### WHAT TO WORK ON
Exactly retype the lines from the top of the data through the line containing "import plotly.graph_objects as go", leaving out every picture.

○ ○ ○ ○ ○ ○ ○

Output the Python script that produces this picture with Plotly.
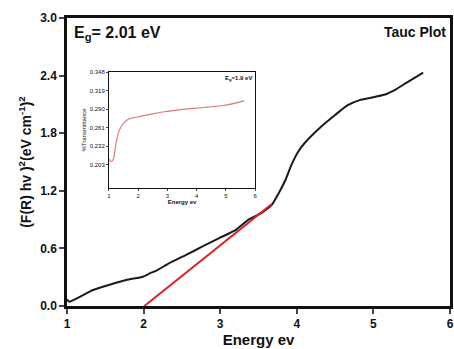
import plotly.graph_objects as go

# Main Tauc plot data
energy = [1.0, 1.03, 1.34, 1.77, 1.99, 2.08, 2.16, 2.33, 2.46, 2.55, 2.77, 2.98, 3.20,
          3.37, 3.54, 3.67, 3.76, 3.85, 3.93, 4.02, 4.10, 4.32, 4.50, 4.66, 4.82,
          4.97, 5.14, 5.30, 5.44, 5.65]
tauc = [0.07, 0.045, 0.167, 0.27, 0.305, 0.34, 0.365, 0.445, 0.497, 0.53, 0.62, 0.705, 0.79,
        0.9, 0.97, 1.05, 1.17, 1.31, 1.47, 1.61, 1.695, 1.87, 1.99, 2.09, 2.145,
        2.17, 2.20, 2.26, 2.33, 2.43]

# Linear fit (band gap extrapolation)
fit_x = [2.01, 3.67]
fit_y = [0.0, 1.06]

# Inset transmittance data
ins_energy = [1.0, 1.08, 1.16, 1.25, 1.36, 1.53, 1.70, 2.04, 2.49, 2.95, 3.40, 3.68,
              4.24, 4.92, 5.32, 5.62]
ins_trans = [0.2119, 0.208, 0.2135, 0.2394, 0.2577, 0.2698, 0.275, 0.2785, 0.2828,
             0.2864, 0.289, 0.2906, 0.2926, 0.2957, 0.2995, 0.303]

main_yticks = [0.0, 0.6, 1.2, 1.8, 2.4, 3.0]
main_xticks = [1, 2, 3, 4, 5, 6]
ins_yticks = [0.203, 0.232, 0.261, 0.290, 0.319, 0.348]
ins_xticks = [1, 2, 3, 4, 5, 6]

FONT = "Liberation Sans, Arial, sans-serif"

fig = go.Figure()
fig.add_trace(go.Scatter(x=energy, y=tauc, mode="lines",
                         line=dict(color="#1a1a1a", width=2, shape="spline", smoothing=0.5),
                         showlegend=False))
fig.add_trace(go.Scatter(x=fit_x, y=fit_y, mode="lines",
                         line=dict(color="#e02020", width=2), showlegend=False))
fig.add_trace(go.Scatter(x=ins_energy, y=ins_trans, mode="lines",
                         line=dict(color="#e07878", width=1.2, shape="spline", smoothing=0.6),
                         xaxis="x2", yaxis="y2", showlegend=False))

axis_common = dict(showline=True, linecolor="#111", mirror=True, ticks="outside",
                   showgrid=False, zeroline=False)

fig.update_layout(
    width=454, height=349,
    margin=dict(l=67, r=1, t=18, b=43),
    paper_bgcolor="white", plot_bgcolor="white",
    font=dict(family=FONT, color="#111"),
    xaxis=dict(range=[1, 6], tickvals=main_xticks, linewidth=2.5, ticklen=5, tickwidth=2,
               tickfont=dict(size=12, weight="bold"),
               title=dict(text="Energy ev", font=dict(size=15, weight="bold"), standoff=4),
               **axis_common),
    yaxis=dict(range=[0, 3.0], tickvals=main_yticks, tickformat=".1f", linewidth=2.5,
               ticklen=5, tickwidth=2, tickfont=dict(size=12, weight="bold"),
               title=dict(text="(F(R) hv )<sup>2</sup>(eV cm<sup>-1</sup>)<sup>2</sup>",
                          font=dict(size=14, weight="bold"), standoff=6),
               **axis_common),
    xaxis2=dict(domain=[0.1096, 0.4914], anchor="y2", range=[1, 6], tickvals=ins_xticks,
                linewidth=1, ticklen=2, tickwidth=1, tickfont=dict(size=6),
                title=dict(text="Energy ev", font=dict(size=6, weight="bold"), standoff=1),
                **axis_common),
    yaxis2=dict(domain=[0.4097, 0.8125], anchor="x2", range=[0.167, 0.348],
                tickvals=ins_yticks, tickformat=".3f", linewidth=1, ticklen=2, tickwidth=1,
                tickfont=dict(size=6),
                title=dict(text="%Transmittance", font=dict(size=6), standoff=2),
                **axis_common),
    annotations=[
        dict(text="E<sub>g</sub>= 2.01 eV", x=0.012, y=0.985, xref="paper", yref="paper",
             xanchor="left", yanchor="top", showarrow=False,
             font=dict(size=16, weight="bold")),
        dict(text="Tauc Plot", x=0.995, y=0.985, xref="paper", yref="paper",
             xanchor="right", yanchor="top", showarrow=False,
             font=dict(size=14, weight="bold")),
        dict(text="E<sub>g</sub>=1.9 eV", x=0.488, y=0.81, xref="paper", yref="paper",
             xanchor="right", yanchor="top", showarrow=False,
             font=dict(size=6, weight="bold")),
    ],
)

fig.write_html("out.html")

○ ○ ○ ○ ○ ○ ○

### OUTPUT OF THE EXERCISE
Output the Python script that produces this picture with Plotly.
import plotly.graph_objects as go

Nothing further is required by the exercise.